September 30, 2004
Le plus ca change...
More Expos news than you can shake a stick at today, so let's get to it:
- The Washington Post reports that once D.C.'s stadium bonds are retired (D.C. Mayor Anthony Williams' office hopes this could be in as little as 20 years), the ballpark taxes would be rescinded, but the team would continue to pay its $5.5 million a year rent. According to my back-of-the-envelope (okay, I actually used an online present value calculator) calculations, this could be worth maybe another $15-20 million in present value, but not nearly enough to tip the balance of the overwhelmingly generous stadium deal that I reported on Tuesday.
- Speaking of generosity, the Post also quotes a source at last week's baseball executive council meetings as saying, "People were amazed that the District had done the deal that they did." Post writer Peter Whoriskey speculates that D.C. could have cut a much better deal for taxpayers, had they noticed that Virginia's competing bid was falling apart. It's not like it was exactly a secret.
- In the midst of an excellent analysis of D.C.'s sweetheart deal with MLB (and no, not just excellent because he quotes me), ESPN.com's Darren Rovell reveals that at least one sports marketing expert believes the team "can easily get $100 million for 25 years" in a naming-rights contract. That would knock another $1.5 million a year off the team's costs, or about $20 million in present value - nicely balancing out those future rent payments noted above.
- Derek Zumsteg of Baseball Prospectus (no registration/subscription required for this one) notes that MLB's reported annual-revenue guarantee to Baltimore Orioles owner Peter Angelos is "easily the worst deal MLB has made with anyone, ever":
You can field a bad team (or the A's) for $40 million dollars. If you run a lean, mean organization, you can run your team's operations on another $40 million. Eighty million in expenses with $150 million in guaranteed revenues leaves $70 million a year in guaranteed profit.

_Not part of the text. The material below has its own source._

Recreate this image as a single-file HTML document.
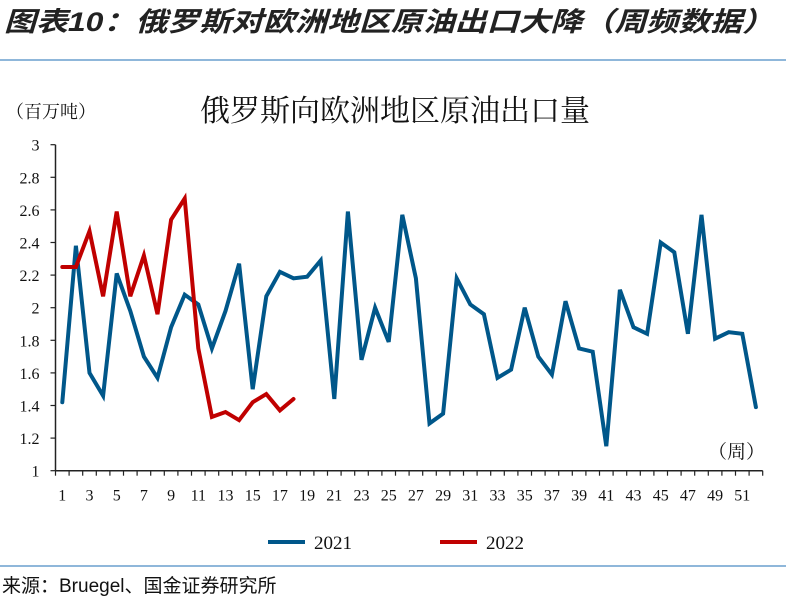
<!DOCTYPE html>
<html><head><meta charset="utf-8"><style>
body{margin:0;background:#fff;width:786px;height:602px;overflow:hidden;font-family:"Liberation Sans","Noto Sans CJK SC",sans-serif}
</style></head><body>
<svg width="786" height="602" xmlns="http://www.w3.org/2000/svg">
<text x="4" y="31" font-size="27" font-weight="bold" font-style="italic" fill="#222" font-family="Liberation Sans,Noto Sans CJK SC,sans-serif" textLength="770" lengthAdjust="spacingAndGlyphs">图表10：俄罗斯对欧洲地区原油出口大降（周频数据）</text>
<line x1="0" y1="60" x2="786" y2="60" stroke="#1f6fb5" stroke-width="1"/>
<text x="395" y="121" font-size="30" text-anchor="middle" fill="#111" font-family="Liberation Serif,Noto Serif CJK SC,serif">俄罗斯向欧洲地区原油出口量</text>
<text x="6" y="118" font-size="18" fill="#111" font-family="Liberation Serif,Noto Serif CJK SC,serif">（百万吨）</text>
<g id="axes"></g>
<g id="series"></g>
<text x="708" y="458" font-size="19" fill="#111" font-family="Liberation Serif,Noto Serif CJK SC,serif">（周）</text>
<g>
<line x1="268" y1="542" x2="305" y2="542" stroke="#00578a" stroke-width="4"/>
<text x="314" y="549" font-size="19" fill="#111" font-family="Liberation Serif,serif">2021</text>
<line x1="440" y1="542" x2="477" y2="542" stroke="#c00000" stroke-width="4"/>
<text x="486" y="549" font-size="19" fill="#111" font-family="Liberation Serif,serif">2022</text>
</g>
<line x1="0" y1="566" x2="786" y2="566" stroke="#1f6fb5" stroke-width="1"/>
<text x="2" y="592" font-size="19" fill="#111">来源：Bruegel、国金证券研究所</text>
</svg>
<script>
const weeks = Array.from({length:52},(_,i)=>i+1);
const yTicks = [1,1.2,1.4,1.6,1.8,2,2.2,2.4,2.6,2.8,3];
const yTickLabels = ["1","1.2","1.4","1.6","1.8","2","2.2","2.4","2.6","2.8","3"];
const s2021 = [1.42,2.38,1.60,1.46,2.21,1.98,1.70,1.57,1.88,2.08,2.02,1.75,1.98,2.27,1.50,2.07,2.22,2.18,2.19,2.29,1.44,2.59,1.68,2.00,1.79,2.57,2.18,1.29,1.35,2.18,2.02,1.96,1.57,1.62,2.00,1.70,1.59,2.04,1.75,1.73,1.15,2.11,1.88,1.84,2.40,2.34,1.84,2.57,1.81,1.85,1.84,1.39];
const s2022 = [2.25,2.25,2.47,2.07,2.59,2.07,2.32,1.96,2.54,2.67,1.75,1.33,1.36,1.31,1.42,1.47,1.37,1.44];
const NS="http://www.w3.org/2000/svg";
const x0=55.5,step=13.6,yb=470.7,yt=144.7,ymin=1,ymax=3;
const xs=w=>x0+step*(w-0.5);
const ys=v=>yb-(v-ymin)/(ymax-ymin)*(yb-yt);
function mk(tag,attrs,parent){const e=document.createElementNS(NS,tag);for(const k in attrs)e.setAttribute(k,attrs[k]);parent.appendChild(e);return e;}
const ax=document.getElementById('axes');
let e=mk('line',{x1:x0,y1:yt,x2:x0,y2:yb,stroke:'#222','stroke-width':1.5},ax);


e=mk('line',{x1:x0,y1:yb,x2:x0+step*52,y2:yb,stroke:'#222','stroke-width':1.5},ax);


yTicks.forEach((v,i)=>{
 const t=mk('line',{x1:x0-5,y1:ys(v),x2:x0,y2:ys(v),stroke:'#222','stroke-width':1.2},ax);
 
 
 const l=mk('text',{x:x0-16,y:ys(v)+6,'font-size':16,'text-anchor':'end',fill:'#111','font-family':'Liberation Serif,serif'},ax);
 l.textContent=yTickLabels[i];
 
 
});
for(let i=0;i<=52;i++){
 const t=mk('line',{x1:x0+step*i,y1:yb,x2:x0+step*i,y2:yb+5,stroke:'#222','stroke-width':1.2},ax);
 
 
}
weeks.forEach(w=>{ if(w%2===1){
 const l=mk('text',{x:xs(w),y:yb+30,'font-size':16,'text-anchor':'middle',fill:'#111','font-family':'Liberation Serif,serif'},ax);
 l.textContent=String(w);
 
 
}});
const sg=document.getElementById('series');
function line(data,color,name){
 const p=mk('polyline',{points:data.map((v,i)=>xs(weeks[i])+','+ys(v)).join(' '),fill:'none',stroke:color,'stroke-width':4,'stroke-linejoin':'miter','stroke-linecap':'round'},sg);
 
 
}
line(s2021,'#00578a','series-2021-line');
line(s2022,'#c00000','series-2022-line');
</script>
</body></html>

Teams have been destroyed for far less, run into the ground for the tiny guaranteed profits that baseball's misguided revenue sharing offered. Imagine what could happen with this sort of motherlode.

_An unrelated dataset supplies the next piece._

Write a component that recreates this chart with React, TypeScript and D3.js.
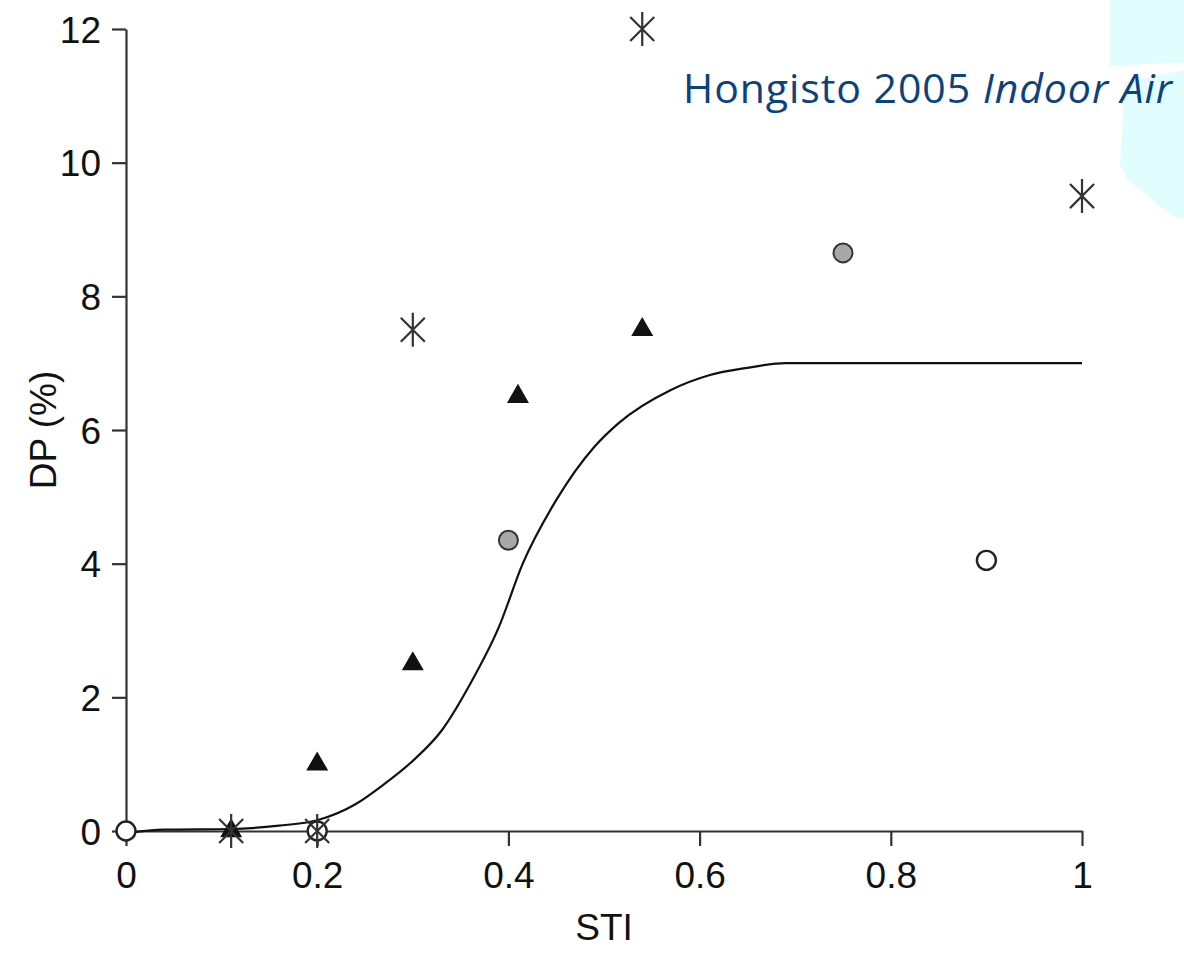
import React, { useRef, useEffect } from "react";
import * as d3 from "d3";

// data (STI vs DP %)
const starPts = [
  { sti: 0.11, dp: 0 },
  { sti: 0.2, dp: 0 },
  { sti: 0.3, dp: 7.5 },
  { sti: 0.54, dp: 12 },
  { sti: 1.0, dp: 9.5 },
];
const trianglePts = [
  { sti: 0.11, dp: 0 },
  { sti: 0.2, dp: 1.0 },
  { sti: 0.3, dp: 2.5 },
  { sti: 0.41, dp: 6.5 },
  { sti: 0.54, dp: 7.5 },
];
const greyPts = [
  { sti: 0.4, dp: 4.35 },
  { sti: 0.75, dp: 8.65 },
];
const openPts = [
  { sti: 0, dp: 0 },
  { sti: 0.2, dp: 0 },
  { sti: 0.9, dp: 4.05 },
];
const fitCurve = [
  { sti: 0, dp: -0.03 },
  { sti: 0.04, dp: 0.02 },
  { sti: 0.11, dp: 0.03 },
  { sti: 0.16, dp: 0.08 },
  { sti: 0.2, dp: 0.16 },
  { sti: 0.24, dp: 0.4 },
  { sti: 0.27, dp: 0.7 },
  { sti: 0.3, dp: 1.05 },
  { sti: 0.33, dp: 1.5 },
  { sti: 0.36, dp: 2.2 },
  { sti: 0.39, dp: 3.05 },
  { sti: 0.415, dp: 4.0 },
  { sti: 0.45, dp: 4.95 },
  { sti: 0.49, dp: 5.75 },
  { sti: 0.515, dp: 6.1 },
  { sti: 0.57, dp: 6.6 },
  { sti: 0.61, dp: 6.82 },
  { sti: 0.65, dp: 6.93 },
  { sti: 0.69, dp: 7.0 },
  { sti: 1.0, dp: 7.0 },
];
const xTicks = [0, 0.2, 0.4, 0.6, 0.8, 1];
const yTicks = [0, 2, 4, 6, 8, 10, 12];

const App = () => {
  const svgRef = useRef(null);

  useEffect(() => {
    document.body.style.margin = "0";
    const width = 1184;
    const height = 953;
    const svg = d3.select(svgRef.current).attr("width", width).attr("height", height);
    svg.selectAll("*").remove();

    svg.append("rect").attr("width", width).attr("height", height).attr("fill", "#fff");

    // light cyan decoration top right
    const cyan = "#e2fdfd";
    svg.append("polygon")
      .attr("points", "1110,0 1184,0 1184,62 1110,66")
      .attr("fill", cyan);
    svg.append("polygon")
      .attr("points", "1125,82 1184,70 1184,218 1172,216 1128,180 1120,165")
      .attr("fill", cyan);

    const x = d3.scaleLinear().domain([0, 1]).range([126, 1082]);
    const y = d3.scaleLinear().domain([0, 12]).range([831, 29]);

    const font = "'Liberation Sans', Arial, Helvetica, sans-serif";
    const axisColor = "#333";

    const yAxis = svg.append("g")
      .attr("transform", "translate(126,0)")
      .call(d3.axisLeft(y).tickValues(yTicks).tickSize(14).tickSizeOuter(0).tickPadding(11).tickFormat(d3.format("d")));
    const xAxis = svg.append("g")
      .attr("transform", "translate(0,831)")
      .call(d3.axisBottom(x).tickValues(xTicks).tickSize(15).tickSizeOuter(0).tickPadding(16)
        .tickFormat((d) => (d === 0 ? "0" : d === 1 ? "1" : d3.format(".1f")(d))));

    [yAxis, xAxis].forEach((a) => {
      a.select(".domain").attr("stroke", axisColor).attr("stroke-width", 2.2);
      a.selectAll(".tick line").attr("stroke", axisColor).attr("stroke-width", 2.2);
      a.selectAll(".tick text").attr("fill", "#111").style("font-family", font).style("font-size", "37px");
    });
    yAxis.selectAll(".tick text").attr("dy", "0.36em");

    svg.append("text")
      .attr("x", x(0.5)).attr("y", 940)
      .attr("text-anchor", "middle")
      .style("font-family", font).style("font-size", "37px").attr("fill", "#111")
      .text("STI");
    svg.append("text")
      .attr("transform", `translate(56,${y(6)}) rotate(-90)`)
      .attr("text-anchor", "middle")
      .style("font-family", font).style("font-size", "37px").attr("fill", "#111")
      .text("DP (%)");

    // fitted curve
    const line = d3.line().x((d) => x(d.sti)).y((d) => y(d.dp)).curve(d3.curveMonotoneX);
    svg.append("path")
      .datum(fitCurve)
      .attr("d", line)
      .attr("fill", "none")
      .attr("stroke", "#111")
      .attr("stroke-width", 2.2);

    // open circles
    svg.selectAll(".open").data(openPts).enter().append("circle")
      .attr("cx", (d) => x(d.sti)).attr("cy", (d) => y(d.dp)).attr("r", 9.5)
      .attr("fill", "#fff").attr("stroke", "#222").attr("stroke-width", 2.4);

    // grey circles
    svg.selectAll(".grey").data(greyPts).enter().append("circle")
      .attr("cx", (d) => x(d.sti)).attr("cy", (d) => y(d.dp)).attr("r", 9.5)
      .attr("fill", "#a8a8a8").attr("stroke", "#333").attr("stroke-width", 2);

    // triangles
    const tri = d3.symbol().type(d3.symbolTriangle).size(210);
    svg.selectAll(".tri").data(trianglePts).enter().append("path")
      .attr("transform", (d) => `translate(${x(d.sti)},${y(d.dp)})`)
      .attr("d", tri)
      .attr("fill", "#111");

    // asterisks
    const r = 17;
    const d45 = r * Math.SQRT1_2;
    const star = `M0,${-r}L0,${r}M${-d45},${-d45}L${d45},${d45}M${-d45},${d45}L${d45},${-d45}`;
    svg.selectAll(".star").data(starPts).enter().append("path")
      .attr("transform", (d) => `translate(${x(d.sti)},${y(d.dp)})`)
      .attr("d", star)
      .attr("fill", "none")
      .attr("stroke", "#333")
      .attr("stroke-width", 2.2);

    // citation
    const cite = svg.append("text")
      .attr("x", 683).attr("y", 103)
      .attr("textLength", 489)
      .attr("lengthAdjust", "spacing")
      .style("font-family", "'Open Sans', sans-serif").style("font-size", "41px")
      .attr("fill", "#0b427e");
    cite.append("tspan").text("Hongisto 2005 ");
    cite.append("tspan").style("font-style", "italic").text("Indoor Air");
  }, []);

  return <svg ref={svgRef} style={{ display: "block" }} />;
};

export default App;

Zumsteg foresees years of lawsuits, and ultimately an MLB buyout of the clause, either of which sounds like a pretty good bet. - Bob "Nostradamus" Nightengale of Baseball Weekly reports that Angelos' compensation package will actually be "a sliding scale based on any decrease in attedance." But then, Nightengale has never been right about anything before.
- Jayson Stark of ESPN.com reports informed sources as saying "MLB could be stuck with this club anywhere from another six months to (better grab the smelling salts) two years." At best, if the D.C. city council passes a stadium bill quickly and then MLB picks a new owner shortly after that, the Expos could be in new hands by next spring - way too late to sign any free agents to improve this year's pathetic squad. Or, for that matter, to sell any tickets: "There's not one person working on selling a baseball ticket right now," one sports exec told Stark. "There's not one person working on selling a suite, or a marketing deal, or a sponsorship. And there's already too little time to do all of that right."
- Stark further notes that the pending Expos move is a good news/bad news scenario for those baseball boosters in San Jose, quoting another unnamed exec: "The precedent is now in place. So if they'll do it for one team, they have to do it for everyone. This doesn't make it impossible [to move a team into another club's neighborhood]. It just makes it really expensive."
- As for what the D.C. team will be called, a third incarnation of the Washington Senators looks unlikely, both since the mayor hates it and since the Texas Rangers took the rights to the name with them when they skipped town in 1972. A petition is being circulated to call the team the Washington Grays, after the Homestead Grays, an old Negro League team that played some home games in the District; Mayor Williams supports this name as well. The Toronto Star, however, says that "the team will likely keep the name Expos until new owners take over." The Washington Expos? What's next, the Utah Jazz?
- And finally, to answer the question that I'm sure all of you are really wondering: Youppi lives!